Countless bright dots and streaks scattered across a black and white chequerboard background, each one representing a high-energy particle interacting with the image sensor that captured the photo.

Three years ago, the European Space Agency’s shoebox-sized TRISAT-R CubeSat, developed by the University of Maribor in Slovenia, tested an extremely miniaturised imaging technology in space.

This tiny camera – about the size of a 20 cent coin’s edge – managed to snap an image of Earth, while having to endure the harsh environment of medium Earth orbit, where highly energetic – typically meaning very fast – particles dart through the vacuum of space in all directions.

Developed as part of an ESA General Support Technology Programme (GSTP) activity, the TRISAT team’s miniaturised imaging system was recently tested in CERN’s CHARM facility to explore its potential for spacecraft attitude and orbit determination.

The highly accelerated radiation campaign, enabled through the RADNEXT project, exposed the miniature camera to an intense mixed-field particle environment covering a broad spectrum of particles and energies relevant to space applications. In CHARM, the camera faced conditions associated with radiation trapped by Earth’s magnetic field or emitted by the Sun during solar particle events.

“Our tiny imaging system spent more than 108 hours in the CHARM chamber, exposed to a mixed-field radiation environment containing high-energy particles, including hadrons such as protons, neutrons and pions,” explains Iztok Kramberger, principal investigator of the TRISAT programme at the University of Maribor.

“The camera, pointed at a 13 cm wide chequerboard which served as a reference pattern, acquired over 4 million images at a rate of 10 frames per second. Of these, we kept more than 160 000 images for detailed analysis to study radiation-induced pixel activation and the subsequent recovery of the image sensor following particle interactions.”

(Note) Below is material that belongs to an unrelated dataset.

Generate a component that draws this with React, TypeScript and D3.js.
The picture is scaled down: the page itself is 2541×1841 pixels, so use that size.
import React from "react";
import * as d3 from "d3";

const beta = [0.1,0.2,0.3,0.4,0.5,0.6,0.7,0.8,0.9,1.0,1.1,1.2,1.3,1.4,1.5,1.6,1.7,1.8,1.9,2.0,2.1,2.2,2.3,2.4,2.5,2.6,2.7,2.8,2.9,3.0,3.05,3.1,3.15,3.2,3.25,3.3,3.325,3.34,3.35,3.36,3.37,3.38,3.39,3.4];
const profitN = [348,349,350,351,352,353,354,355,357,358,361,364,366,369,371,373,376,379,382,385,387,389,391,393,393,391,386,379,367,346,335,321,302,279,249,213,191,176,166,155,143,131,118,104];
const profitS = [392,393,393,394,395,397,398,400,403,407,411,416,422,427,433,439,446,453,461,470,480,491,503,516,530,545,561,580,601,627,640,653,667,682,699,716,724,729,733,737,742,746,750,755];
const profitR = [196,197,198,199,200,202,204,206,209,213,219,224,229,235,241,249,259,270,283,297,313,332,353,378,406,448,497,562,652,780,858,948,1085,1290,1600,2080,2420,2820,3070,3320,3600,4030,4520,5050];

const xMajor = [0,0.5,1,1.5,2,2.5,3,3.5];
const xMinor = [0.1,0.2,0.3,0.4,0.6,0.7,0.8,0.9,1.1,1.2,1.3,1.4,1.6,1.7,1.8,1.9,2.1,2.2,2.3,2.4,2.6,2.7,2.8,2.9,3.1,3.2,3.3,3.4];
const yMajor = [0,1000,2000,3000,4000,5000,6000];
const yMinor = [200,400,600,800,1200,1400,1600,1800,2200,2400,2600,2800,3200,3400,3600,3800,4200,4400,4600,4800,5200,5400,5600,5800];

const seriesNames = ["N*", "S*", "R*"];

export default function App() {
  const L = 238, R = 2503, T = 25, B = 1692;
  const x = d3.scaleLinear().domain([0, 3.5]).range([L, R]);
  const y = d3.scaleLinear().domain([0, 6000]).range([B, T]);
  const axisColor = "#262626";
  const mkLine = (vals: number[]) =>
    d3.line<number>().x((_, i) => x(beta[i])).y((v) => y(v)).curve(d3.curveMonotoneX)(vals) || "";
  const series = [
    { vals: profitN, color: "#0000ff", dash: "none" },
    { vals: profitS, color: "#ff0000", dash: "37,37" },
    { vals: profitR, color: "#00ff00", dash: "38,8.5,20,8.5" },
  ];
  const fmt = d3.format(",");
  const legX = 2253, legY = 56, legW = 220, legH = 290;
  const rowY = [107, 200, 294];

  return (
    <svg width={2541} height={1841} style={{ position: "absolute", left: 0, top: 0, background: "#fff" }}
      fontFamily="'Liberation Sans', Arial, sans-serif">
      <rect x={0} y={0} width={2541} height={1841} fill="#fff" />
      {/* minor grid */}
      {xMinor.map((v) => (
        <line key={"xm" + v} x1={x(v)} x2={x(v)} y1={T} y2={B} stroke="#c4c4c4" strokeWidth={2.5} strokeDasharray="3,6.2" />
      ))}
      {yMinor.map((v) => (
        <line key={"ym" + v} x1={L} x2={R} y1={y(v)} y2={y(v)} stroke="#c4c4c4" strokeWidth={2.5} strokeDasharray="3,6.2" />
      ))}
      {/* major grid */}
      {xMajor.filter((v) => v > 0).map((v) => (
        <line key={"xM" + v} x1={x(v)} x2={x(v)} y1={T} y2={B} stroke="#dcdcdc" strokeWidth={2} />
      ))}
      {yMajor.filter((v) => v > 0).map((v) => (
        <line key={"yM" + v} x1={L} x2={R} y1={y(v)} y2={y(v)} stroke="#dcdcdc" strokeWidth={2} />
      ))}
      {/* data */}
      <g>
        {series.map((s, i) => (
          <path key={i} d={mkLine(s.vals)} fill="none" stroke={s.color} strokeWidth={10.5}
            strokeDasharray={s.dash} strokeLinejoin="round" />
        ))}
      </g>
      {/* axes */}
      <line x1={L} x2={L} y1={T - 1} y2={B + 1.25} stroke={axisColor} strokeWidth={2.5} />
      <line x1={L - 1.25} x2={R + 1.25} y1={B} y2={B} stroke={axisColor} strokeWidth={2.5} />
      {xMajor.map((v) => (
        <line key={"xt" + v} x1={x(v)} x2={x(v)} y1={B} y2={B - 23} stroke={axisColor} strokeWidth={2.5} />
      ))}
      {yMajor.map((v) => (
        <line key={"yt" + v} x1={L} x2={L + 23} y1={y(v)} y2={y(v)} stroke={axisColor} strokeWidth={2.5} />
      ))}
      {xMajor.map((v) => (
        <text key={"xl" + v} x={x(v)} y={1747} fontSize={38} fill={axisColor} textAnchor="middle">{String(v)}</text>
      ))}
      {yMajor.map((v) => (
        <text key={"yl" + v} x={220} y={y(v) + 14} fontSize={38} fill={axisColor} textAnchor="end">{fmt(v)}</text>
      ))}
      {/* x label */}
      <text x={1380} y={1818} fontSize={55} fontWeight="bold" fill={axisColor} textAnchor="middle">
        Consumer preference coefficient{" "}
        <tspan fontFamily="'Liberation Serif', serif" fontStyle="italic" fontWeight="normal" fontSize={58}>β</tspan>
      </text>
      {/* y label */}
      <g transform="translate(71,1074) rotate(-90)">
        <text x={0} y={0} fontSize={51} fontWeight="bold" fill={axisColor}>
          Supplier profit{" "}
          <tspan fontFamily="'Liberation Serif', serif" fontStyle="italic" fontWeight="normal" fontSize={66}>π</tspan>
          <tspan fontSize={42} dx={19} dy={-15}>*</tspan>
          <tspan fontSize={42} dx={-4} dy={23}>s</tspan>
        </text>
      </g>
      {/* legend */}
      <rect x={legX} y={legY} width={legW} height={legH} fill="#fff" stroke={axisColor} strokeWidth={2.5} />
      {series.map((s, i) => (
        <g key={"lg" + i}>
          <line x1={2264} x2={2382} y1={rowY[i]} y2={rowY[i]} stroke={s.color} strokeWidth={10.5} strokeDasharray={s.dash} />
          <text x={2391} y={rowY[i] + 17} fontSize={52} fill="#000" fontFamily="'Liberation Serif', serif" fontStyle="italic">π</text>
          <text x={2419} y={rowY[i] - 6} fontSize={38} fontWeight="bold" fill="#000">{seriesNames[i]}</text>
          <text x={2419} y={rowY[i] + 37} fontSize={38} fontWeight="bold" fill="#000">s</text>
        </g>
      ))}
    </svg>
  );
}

The images are speckled with white dots and streaks called ‘radiation-induced artefacts’. Each one is caused by an energetic particle traversing the image sensor, illustrating the challenges that imaging systems face when operating in harsh radiation environments like space.

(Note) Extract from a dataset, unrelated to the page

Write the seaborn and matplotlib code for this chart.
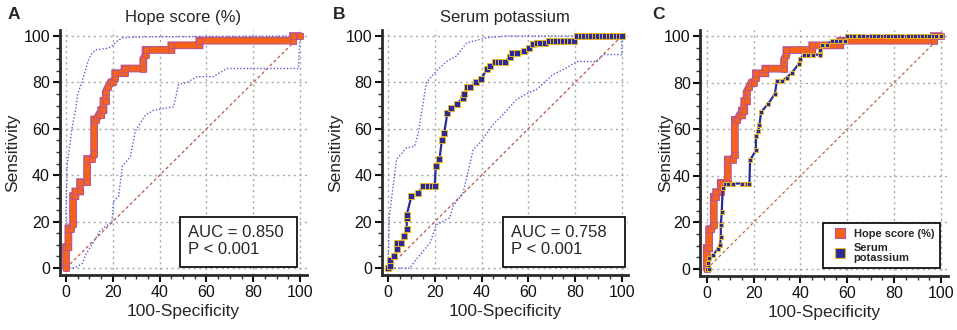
import matplotlib
matplotlib.use("Agg")
import matplotlib.patheffects as pe
import matplotlib.pyplot as plt
import seaborn as sns
from matplotlib.lines import Line2D
from matplotlib.patches import Rectangle
from matplotlib.ticker import MultipleLocator

# ROC for hope score (%), panels A and C
hope_fpr = [0, 0, 1, 1, 2, 3, 3, 4, 4, 6, 6, 9, 9, 11, 12, 12, 13, 14, 15, 15,
            16, 16, 17, 17, 18, 19, 20, 21, 21, 25, 25, 33, 33, 34, 34, 45, 45,
            57, 57, 97, 97, 100]
hope_sens = [0, 9, 9, 17, 17, 19, 31, 31, 33, 33, 37, 37, 47, 47, 49, 64, 64,
             66, 66, 68, 68, 72, 72, 76, 78, 80, 80, 82, 84, 84, 86, 86, 90, 92,
             94, 94, 96, 96, 98, 98, 100, 100]
hope_ci_hi_x = [0, 0, 0.5, 1.5, 2.5, 4, 5, 7, 8.5, 9.5, 11, 12.5, 18, 20, 22, 24, 30, 60, 100]
hope_ci_hi_y = [0, 25, 45, 52, 60, 68, 75, 81, 86, 89.5, 92.5, 94, 94.7, 96, 98, 99.2, 99.6, 99.8, 100]
hope_ci_lo_x = [0, 3, 4.5, 7, 8.5, 11, 14.5, 17, 19.6, 20.3, 22.5, 24, 27.5, 29.6,
                34, 37.4, 46, 48, 51.6, 56, 63, 68.7, 99.3, 100]
hope_ci_lo_y = [0, 0, 0.5, 2, 6, 10, 16, 18, 20, 28.7, 31, 43.8, 48, 59,
                66, 68, 69.5, 79, 80, 82.5, 82.5, 86, 86, 100]

# ROC for serum potassium, panel B
pot_fpr = [0, 1, 1, 2.5, 4, 4, 5.5, 7, 8, 8, 8, 10, 13, 15, 17, 19, 20, 20.4, 22,
           23, 24, 25.4, 27, 29.3, 32, 32.3, 33.6, 35, 37.6, 39.7, 42.5, 43.6,
           45.7, 47, 48.5, 50, 52, 53, 55, 58, 60.4, 62, 63.6, 65, 67, 69, 70.5,
           72, 73.5, 75, 76.5, 78, 79.5, 81, 82.5, 84, 85.5, 87, 88.5, 90, 91.5,
           93, 94.5, 96, 97.5, 99, 100]
pot_sens = [0, 1, 3.5, 5, 8, 11, 11, 14, 17, 21.5, 23, 31, 32.5, 35.5, 35.5, 35.5,
            35.5, 44, 47, 55, 58, 67, 69, 70.5, 73.5, 75, 78, 78, 80, 81.3, 86,
            87, 89, 89, 89, 89, 91, 92.5, 92.5, 93.5, 95, 96.5, 97, 97, 97, 98,
            98, 98, 98, 98, 98, 98, 98, 100, 100, 100, 100, 100, 100, 100, 100,
            100, 100, 100, 100, 100, 100]
pot_ci_hi_x = [0, 0.5, 3.6, 7.9, 11.4, 12.9, 16.4, 20.7, 25, 29.3, 33.6, 42, 50.7, 100]
pot_ci_hi_y = [0, 22, 46.8, 51.8, 52.5, 58, 80, 85, 89, 91.4, 97, 99.3, 100, 100]
pot_ci_lo_x = [0, 9.3, 12, 17.9, 20.7, 26.4, 28, 32, 36.4, 39.3, 45, 48.6, 55,
               58.6, 63.6, 70.7, 76.4, 80.7, 89.3, 92, 100, 100]
pot_ci_lo_y = [0, 0, 3.6, 10.8, 18.7, 21.6, 27, 32, 51, 54, 62, 65.5, 72.7,
               74.8, 77, 83.5, 86.3, 89, 89, 92, 92, 100]

# serum potassium curve in the comparison panel C
cmp_fpr = [0, 1, 0.7, 1, 2.8, 4.6, 5.7, 6, 6, 6.4, 6.8, 7.8, 9.2, 11.4, 14.9,
           17.1, 18.2, 18.5, 21, 21, 22, 22.5, 23.2, 26.3, 29.1, 29.9, 32, 34.1,
           36.3, 39.4, 39.8, 41.3, 43.4, 45.5, 48.4, 48.4, 49, 51.2, 53.3, 55,
           57, 59, 59.7, 61.5, 63, 65, 66.5, 70, 71.5, 73, 76, 77.5, 79, 80.5,
           82, 83.5, 86, 87.5, 89, 90.5, 92, 93.5, 95, 96.5, 98, 99.5, 100]
cmp_sens = [0, 0, 2.6, 4.7, 6, 8.6, 10.3, 13.8, 18.9, 24.6, 34.6, 36.7, 36.7,
            36.7, 36.7, 36.7, 36.7, 46.7, 51, 57, 59.3, 62, 67.4, 71, 75.3, 80.6,
            80.6, 82.2, 84.2, 88.2, 90, 92, 92, 92, 92, 94.2, 96, 96, 98, 98, 98,
            98, 100, 100, 100, 100, 100, 100, 100, 100, 100, 100, 100, 100, 100,
            100, 100, 100, 100, 100, 100, 100, 100, 100, 100, 100, 100]

titles = ["Hope score (%)", "Serum potassium", ""]
letters = ["A", "B", "C"]
auc_lines = ["AUC = 0.850\nP < 0.001", "AUC = 0.758\nP < 0.001"]
legend_labels = ["Hope score (%)", "Serum\npotassium"]

ORANGE = "#f5621c"
PURPLE = "#b4529a"
NAVY = "#2b2b98"
GOLD = "#e6b62a"
CI_BLUE = "#5c5cd2"
DIAG = "#c2564e"

sns.set_style("ticks")
plt.rcParams["font.family"] = ["Liberation Sans", "DejaVu Sans"]

fig = plt.figure(figsize=(9.57, 3.30), dpi=100)
positions = [
    [0.0624, 0.1667, 0.2580, 0.7424],
    [0.3989, 0.1667, 0.2577, 0.7424],
    [0.7319, 0.1636, 0.2583, 0.7455],
]
axes = [fig.add_axes(p) for p in positions]


def style_axes(ax, ylab_x):
    ax.set_xlim(-2.7, 102.8)
    ax.set_ylim(-3, 102.6)
    ax.xaxis.set_major_locator(MultipleLocator(20))
    ax.yaxis.set_major_locator(MultipleLocator(20))
    ax.xaxis.set_minor_locator(MultipleLocator(5))
    ax.yaxis.set_minor_locator(MultipleLocator(5))
    ax.grid(True, which="major", color="#a8a8a8", linestyle=(0, (1.5, 2.5)), lw=1)
    ax.set_axisbelow(True)
    for s in ["top", "right"]:
        ax.spines[s].set_visible(False)
    for s in ["left", "bottom"]:
        ax.spines[s].set_linewidth(2)
        ax.spines[s].set_color("#2a2a2a")
    ax.tick_params(which="major", direction="out", length=5, width=1.5,
                   labelsize=11.5, pad=2, colors="#111111")
    ax.tick_params(which="minor", direction="out", length=3, width=1, colors="#333333")
    ax.set_xlabel("100-Specificity", fontsize=12.5)
    ax.set_ylabel("Sensitivity", fontsize=12.5)
    ax.xaxis.set_label_coords(0.5, -0.118)
    ax.yaxis.set_label_coords(ylab_x, 0.5)


def diag(ax, color):
    sns.lineplot(x=[0, 100], y=[0, 100], ax=ax, color=color, lw=0.9,
                 linestyle=(0, (2.5, 2)), sort=False, estimator=None)


def ci(ax, x, y):
    sns.lineplot(x=x, y=y, ax=ax, color=CI_BLUE, lw=1.0,
                 linestyle=(0, (1, 1.4)), sort=False, estimator=None)


def hope_curve(ax):
    sns.lineplot(x=hope_fpr, y=hope_sens, ax=ax, color=ORANGE, lw=4.2,
                 sort=False, estimator=None, solid_joinstyle="miter",
                 path_effects=[pe.Stroke(linewidth=5.6, foreground=PURPLE), pe.Normal()])
    sns.lineplot(x=hope_fpr, y=hope_sens, ax=ax, lw=0, marker="s", markersize=3.8,
                 markerfacecolor=ORANGE, markeredgecolor=PURPLE, markeredgewidth=0.5,
                 sort=False, estimator=None)


def navy_curve(ax, x, y, ms):
    sns.lineplot(x=x, y=y, ax=ax, color=NAVY, lw=1.6, marker="s", markersize=ms,
                 markerfacecolor=NAVY, markeredgecolor=GOLD, markeredgewidth=0.7,
                 sort=False, estimator=None)


def auc_box(ax, x0, width, text):
    ax.add_patch(Rectangle((x0, 0.4), width, 21.6, facecolor="white",
                           edgecolor="#111111", lw=1.3, zorder=5))
    ax.text(x0 + 3.6, 11.6, text, fontsize=12, va="center", ha="left",
            linespacing=1.2, zorder=6)


# panel A
ax = axes[0]
style_axes(ax, -0.159)
diag(ax, DIAG)
ci(ax, hope_ci_hi_x, hope_ci_hi_y)
ci(ax, hope_ci_lo_x, hope_ci_lo_y)
hope_curve(ax)
auc_box(ax, 48.7, 50.0, auc_lines[0])

# panel B
ax = axes[1]
style_axes(ax, -0.155)
diag(ax, DIAG)
ci(ax, pot_ci_hi_x, pot_ci_hi_y)
ci(ax, pot_ci_lo_x, pot_ci_lo_y)
navy_curve(ax, pot_fpr, pot_sens, 4.0)
auc_box(ax, 49.2, 52.0, auc_lines[1])

# panel C
ax = axes[2]
style_axes(ax, -0.109)
diag(ax, "#b8704e")
hope_curve(ax)
navy_curve(ax, cmp_fpr, cmp_sens, 3.3)
handles = [
    Line2D([], [], ls="", marker="s", markersize=7, markerfacecolor=ORANGE,
           markeredgecolor=PURPLE, markeredgewidth=0.8),
    Line2D([], [], ls="", marker="s", markersize=7, markerfacecolor=NAVY,
           markeredgecolor=GOLD, markeredgewidth=0.8),
]
leg = ax.legend(handles, legend_labels, loc="lower right", fancybox=False,
                prop={"size": 8.0, "weight": "bold"}, borderaxespad=0.7,
                handletextpad=0.25, handlelength=2.0, labelspacing=0.4,
                borderpad=0.5, framealpha=1)
for t in leg.get_texts():
    t.set_linespacing(0.95)
leg.get_frame().set_edgecolor("#111111")
leg.get_frame().set_linewidth(1.3)
leg.set_zorder(7)

for ax, t in zip(axes, titles):
    if t:
        ax.set_title(t, fontsize=12, pad=6)

letter_x = [0.008, 0.348, 0.682]
for lx, lt in zip(letter_x, letters):
    fig.text(lx, 0.98, lt, fontsize=12.5, fontweight="bold", va="top", ha="left")

fig.savefig("out.png", dpi=100)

“For this test we have joined forces with SkyLabs, who implemented protection mechanisms into the camera system to make sure the intense radiation doesn’t cause any permanent damage or loss of functionality,” adds Iztok.

“By analysing the large dataset acquired during this campaign, we are investigating the frequency and spatial distribution of radiation-induced artefacts, the number of pixels affected by each event, how and when affected pixels recover, and how to distinguish transient, recoverable effects from permanent radiation-induced damage. These insights will support the development of more robust image processing algorithms and enhance next-generation attitude and orbit determination technologies.”

[Image description: The image shows a square with a black-and-white chequered pattern. Bright dots and streaks speckle the image. In the centre of the pattern, a white square appears brighter than the others.]